→ **Exercise brief**:
Print, word for word, every line from the beginning of the listing up to and including the line with "0.0973, 0.0986, 0.0997]". Pictures are to be excluded.

→ **Supplied material**:

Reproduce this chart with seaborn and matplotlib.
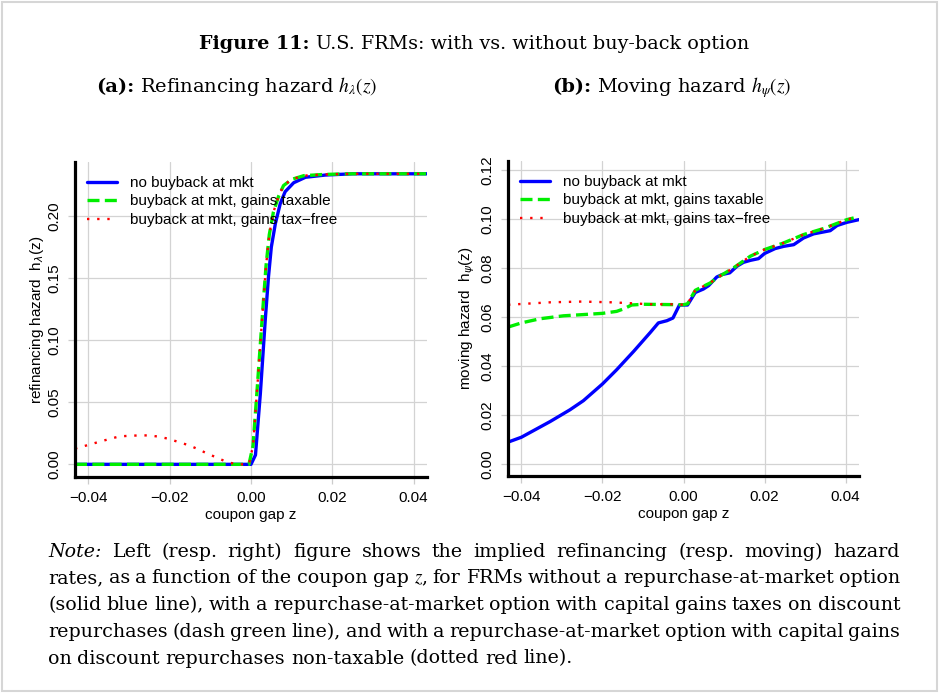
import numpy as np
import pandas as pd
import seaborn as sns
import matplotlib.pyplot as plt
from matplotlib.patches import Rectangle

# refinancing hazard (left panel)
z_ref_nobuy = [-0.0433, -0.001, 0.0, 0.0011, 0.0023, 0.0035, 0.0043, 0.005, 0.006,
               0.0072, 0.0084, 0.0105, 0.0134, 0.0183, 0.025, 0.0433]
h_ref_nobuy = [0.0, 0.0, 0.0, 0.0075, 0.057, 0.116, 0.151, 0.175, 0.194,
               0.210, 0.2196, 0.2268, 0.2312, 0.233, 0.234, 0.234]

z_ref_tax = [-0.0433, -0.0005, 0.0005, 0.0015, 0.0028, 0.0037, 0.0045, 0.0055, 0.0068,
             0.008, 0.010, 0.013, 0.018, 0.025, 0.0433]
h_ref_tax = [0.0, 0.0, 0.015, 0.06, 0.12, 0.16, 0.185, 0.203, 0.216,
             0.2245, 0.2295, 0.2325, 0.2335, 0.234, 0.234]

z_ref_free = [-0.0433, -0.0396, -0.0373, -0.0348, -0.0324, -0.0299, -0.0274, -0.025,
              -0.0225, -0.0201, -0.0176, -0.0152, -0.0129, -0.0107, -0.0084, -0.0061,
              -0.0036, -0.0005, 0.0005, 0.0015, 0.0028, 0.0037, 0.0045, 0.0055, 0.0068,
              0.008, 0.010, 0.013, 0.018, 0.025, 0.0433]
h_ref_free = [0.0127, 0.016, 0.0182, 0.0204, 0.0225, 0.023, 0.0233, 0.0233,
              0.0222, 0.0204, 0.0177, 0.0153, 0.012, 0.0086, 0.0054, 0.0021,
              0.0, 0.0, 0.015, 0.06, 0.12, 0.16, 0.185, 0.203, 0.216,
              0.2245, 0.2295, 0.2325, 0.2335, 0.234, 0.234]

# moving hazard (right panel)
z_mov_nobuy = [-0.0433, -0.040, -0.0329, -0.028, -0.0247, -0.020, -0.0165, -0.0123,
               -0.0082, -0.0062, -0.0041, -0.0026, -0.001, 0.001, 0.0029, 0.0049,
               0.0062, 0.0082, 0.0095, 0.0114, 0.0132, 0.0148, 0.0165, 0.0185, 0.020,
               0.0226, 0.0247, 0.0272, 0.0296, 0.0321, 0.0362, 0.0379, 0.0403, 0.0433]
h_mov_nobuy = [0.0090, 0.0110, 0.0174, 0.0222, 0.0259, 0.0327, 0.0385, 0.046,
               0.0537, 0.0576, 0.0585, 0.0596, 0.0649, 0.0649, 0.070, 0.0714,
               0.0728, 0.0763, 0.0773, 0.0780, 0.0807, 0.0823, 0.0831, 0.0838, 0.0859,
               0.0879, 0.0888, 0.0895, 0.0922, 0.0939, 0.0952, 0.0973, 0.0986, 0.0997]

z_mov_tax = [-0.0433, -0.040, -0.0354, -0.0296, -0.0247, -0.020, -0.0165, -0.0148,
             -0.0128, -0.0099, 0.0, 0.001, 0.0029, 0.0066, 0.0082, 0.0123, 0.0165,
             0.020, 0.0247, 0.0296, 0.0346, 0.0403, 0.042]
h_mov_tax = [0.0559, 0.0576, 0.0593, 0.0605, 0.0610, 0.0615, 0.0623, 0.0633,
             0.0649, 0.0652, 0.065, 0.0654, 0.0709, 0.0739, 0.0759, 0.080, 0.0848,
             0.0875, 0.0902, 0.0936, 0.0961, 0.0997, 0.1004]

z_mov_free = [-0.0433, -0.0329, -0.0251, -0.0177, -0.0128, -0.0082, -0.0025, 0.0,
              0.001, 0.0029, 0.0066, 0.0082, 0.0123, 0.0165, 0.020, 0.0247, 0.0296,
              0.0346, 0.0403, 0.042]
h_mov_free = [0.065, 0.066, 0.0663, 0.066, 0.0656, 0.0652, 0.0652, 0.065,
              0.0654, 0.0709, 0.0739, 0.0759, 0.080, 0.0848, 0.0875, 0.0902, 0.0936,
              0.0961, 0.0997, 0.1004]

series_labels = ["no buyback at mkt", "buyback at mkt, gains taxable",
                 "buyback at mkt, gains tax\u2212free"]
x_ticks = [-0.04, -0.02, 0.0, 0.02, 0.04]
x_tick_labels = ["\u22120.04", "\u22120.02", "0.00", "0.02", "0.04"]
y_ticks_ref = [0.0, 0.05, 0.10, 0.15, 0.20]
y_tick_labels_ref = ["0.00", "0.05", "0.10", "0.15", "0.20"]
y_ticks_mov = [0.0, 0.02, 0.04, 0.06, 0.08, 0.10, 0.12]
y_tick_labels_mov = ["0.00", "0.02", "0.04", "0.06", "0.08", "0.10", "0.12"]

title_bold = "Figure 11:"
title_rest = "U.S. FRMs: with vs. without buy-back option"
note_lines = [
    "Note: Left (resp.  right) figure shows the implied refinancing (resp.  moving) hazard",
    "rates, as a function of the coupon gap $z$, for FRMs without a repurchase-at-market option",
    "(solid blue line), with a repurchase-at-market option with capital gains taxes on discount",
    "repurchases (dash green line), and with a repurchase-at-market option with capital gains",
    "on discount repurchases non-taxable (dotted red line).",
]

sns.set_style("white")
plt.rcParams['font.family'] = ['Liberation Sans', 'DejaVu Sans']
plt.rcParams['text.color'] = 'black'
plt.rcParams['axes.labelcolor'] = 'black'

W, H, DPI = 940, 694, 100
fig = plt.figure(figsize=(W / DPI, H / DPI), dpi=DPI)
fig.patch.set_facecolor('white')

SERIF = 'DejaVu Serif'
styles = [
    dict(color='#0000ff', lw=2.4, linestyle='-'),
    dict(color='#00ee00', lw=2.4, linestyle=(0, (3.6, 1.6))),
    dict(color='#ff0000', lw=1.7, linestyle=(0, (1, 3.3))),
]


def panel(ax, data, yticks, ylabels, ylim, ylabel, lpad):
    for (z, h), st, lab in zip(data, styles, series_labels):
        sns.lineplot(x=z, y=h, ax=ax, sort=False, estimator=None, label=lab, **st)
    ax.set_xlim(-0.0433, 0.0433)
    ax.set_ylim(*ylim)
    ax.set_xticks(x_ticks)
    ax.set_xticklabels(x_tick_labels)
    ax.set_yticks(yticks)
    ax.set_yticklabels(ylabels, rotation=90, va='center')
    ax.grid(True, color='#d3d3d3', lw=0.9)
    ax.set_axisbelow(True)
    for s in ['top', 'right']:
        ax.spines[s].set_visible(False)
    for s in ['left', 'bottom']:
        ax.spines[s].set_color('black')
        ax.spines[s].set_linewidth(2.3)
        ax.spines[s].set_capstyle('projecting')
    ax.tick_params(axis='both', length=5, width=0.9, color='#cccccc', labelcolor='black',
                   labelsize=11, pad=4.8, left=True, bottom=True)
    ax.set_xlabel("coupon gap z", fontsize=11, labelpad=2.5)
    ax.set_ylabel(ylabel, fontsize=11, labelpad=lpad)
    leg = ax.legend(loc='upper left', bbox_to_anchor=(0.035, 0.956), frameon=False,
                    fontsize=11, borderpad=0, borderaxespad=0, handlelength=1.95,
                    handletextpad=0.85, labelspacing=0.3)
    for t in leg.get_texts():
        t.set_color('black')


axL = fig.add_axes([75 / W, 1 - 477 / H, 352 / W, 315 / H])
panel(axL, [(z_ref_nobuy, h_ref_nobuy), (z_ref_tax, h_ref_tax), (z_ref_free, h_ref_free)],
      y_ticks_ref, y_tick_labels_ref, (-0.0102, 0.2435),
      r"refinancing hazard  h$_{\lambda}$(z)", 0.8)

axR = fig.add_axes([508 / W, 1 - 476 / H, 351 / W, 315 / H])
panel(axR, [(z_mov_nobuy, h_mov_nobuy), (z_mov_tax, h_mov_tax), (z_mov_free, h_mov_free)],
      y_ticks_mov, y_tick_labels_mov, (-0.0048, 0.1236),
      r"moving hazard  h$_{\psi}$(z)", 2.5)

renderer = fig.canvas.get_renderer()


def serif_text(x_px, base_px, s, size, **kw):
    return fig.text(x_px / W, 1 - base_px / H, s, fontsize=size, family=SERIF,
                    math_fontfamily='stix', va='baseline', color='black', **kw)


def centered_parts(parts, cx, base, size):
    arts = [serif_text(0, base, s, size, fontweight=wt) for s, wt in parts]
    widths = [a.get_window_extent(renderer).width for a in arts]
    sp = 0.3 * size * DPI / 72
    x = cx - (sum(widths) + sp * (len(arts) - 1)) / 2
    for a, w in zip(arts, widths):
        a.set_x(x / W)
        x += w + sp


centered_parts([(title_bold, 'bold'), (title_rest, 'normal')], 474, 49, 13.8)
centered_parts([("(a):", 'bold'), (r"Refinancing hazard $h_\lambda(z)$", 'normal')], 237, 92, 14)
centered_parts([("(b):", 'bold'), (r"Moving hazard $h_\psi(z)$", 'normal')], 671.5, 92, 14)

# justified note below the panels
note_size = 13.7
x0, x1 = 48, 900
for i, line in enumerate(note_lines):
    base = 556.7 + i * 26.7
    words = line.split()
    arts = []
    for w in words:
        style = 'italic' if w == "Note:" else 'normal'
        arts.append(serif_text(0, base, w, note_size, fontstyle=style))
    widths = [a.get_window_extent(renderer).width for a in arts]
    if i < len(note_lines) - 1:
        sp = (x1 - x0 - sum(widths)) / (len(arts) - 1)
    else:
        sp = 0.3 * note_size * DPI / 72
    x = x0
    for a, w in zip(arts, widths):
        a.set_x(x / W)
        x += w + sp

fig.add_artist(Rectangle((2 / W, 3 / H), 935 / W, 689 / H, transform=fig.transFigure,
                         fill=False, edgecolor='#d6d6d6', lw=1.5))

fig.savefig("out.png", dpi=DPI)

→ **The response**:
Reproduce this chart with seaborn and matplotlib.
import numpy as np
import pandas as pd
import seaborn as sns
import matplotlib.pyplot as plt
from matplotlib.patches import Rectangle

# refinancing hazard (left panel)
z_ref_nobuy = [-0.0433, -0.001, 0.0, 0.0011, 0.0023, 0.0035, 0.0043, 0.005, 0.006,
               0.0072, 0.0084, 0.0105, 0.0134, 0.0183, 0.025, 0.0433]
h_ref_nobuy = [0.0, 0.0, 0.0, 0.0075, 0.057, 0.116, 0.151, 0.175, 0.194,
               0.210, 0.2196, 0.2268, 0.2312, 0.233, 0.234, 0.234]

z_ref_tax = [-0.0433, -0.0005, 0.0005, 0.0015, 0.0028, 0.0037, 0.0045, 0.0055, 0.0068,
             0.008, 0.010, 0.013, 0.018, 0.025, 0.0433]
h_ref_tax = [0.0, 0.0, 0.015, 0.06, 0.12, 0.16, 0.185, 0.203, 0.216,
             0.2245, 0.2295, 0.2325, 0.2335, 0.234, 0.234]

z_ref_free = [-0.0433, -0.0396, -0.0373, -0.0348, -0.0324, -0.0299, -0.0274, -0.025,
              -0.0225, -0.0201, -0.0176, -0.0152, -0.0129, -0.0107, -0.0084, -0.0061,
              -0.0036, -0.0005, 0.0005, 0.0015, 0.0028, 0.0037, 0.0045, 0.0055, 0.0068,
              0.008, 0.010, 0.013, 0.018, 0.025, 0.0433]
h_ref_free = [0.0127, 0.016, 0.0182, 0.0204, 0.0225, 0.023, 0.0233, 0.0233,
              0.0222, 0.0204, 0.0177, 0.0153, 0.012, 0.0086, 0.0054, 0.0021,
              0.0, 0.0, 0.015, 0.06, 0.12, 0.16, 0.185, 0.203, 0.216,
              0.2245, 0.2295, 0.2325, 0.2335, 0.234, 0.234]

# moving hazard (right panel)
z_mov_nobuy = [-0.0433, -0.040, -0.0329, -0.028, -0.0247, -0.020, -0.0165, -0.0123,
               -0.0082, -0.0062, -0.0041, -0.0026, -0.001, 0.001, 0.0029, 0.0049,
               0.0062, 0.0082, 0.0095, 0.0114, 0.0132, 0.0148, 0.0165, 0.0185, 0.020,
               0.0226, 0.0247, 0.0272, 0.0296, 0.0321, 0.0362, 0.0379, 0.0403, 0.0433]
h_mov_nobuy = [0.0090, 0.0110, 0.0174, 0.0222, 0.0259, 0.0327, 0.0385, 0.046,
               0.0537, 0.0576, 0.0585, 0.0596, 0.0649, 0.0649, 0.070, 0.0714,
               0.0728, 0.0763, 0.0773, 0.0780, 0.0807, 0.0823, 0.0831, 0.0838, 0.0859,
               0.0879, 0.0888, 0.0895, 0.0922, 0.0939, 0.0952, 0.0973, 0.0986, 0.0997]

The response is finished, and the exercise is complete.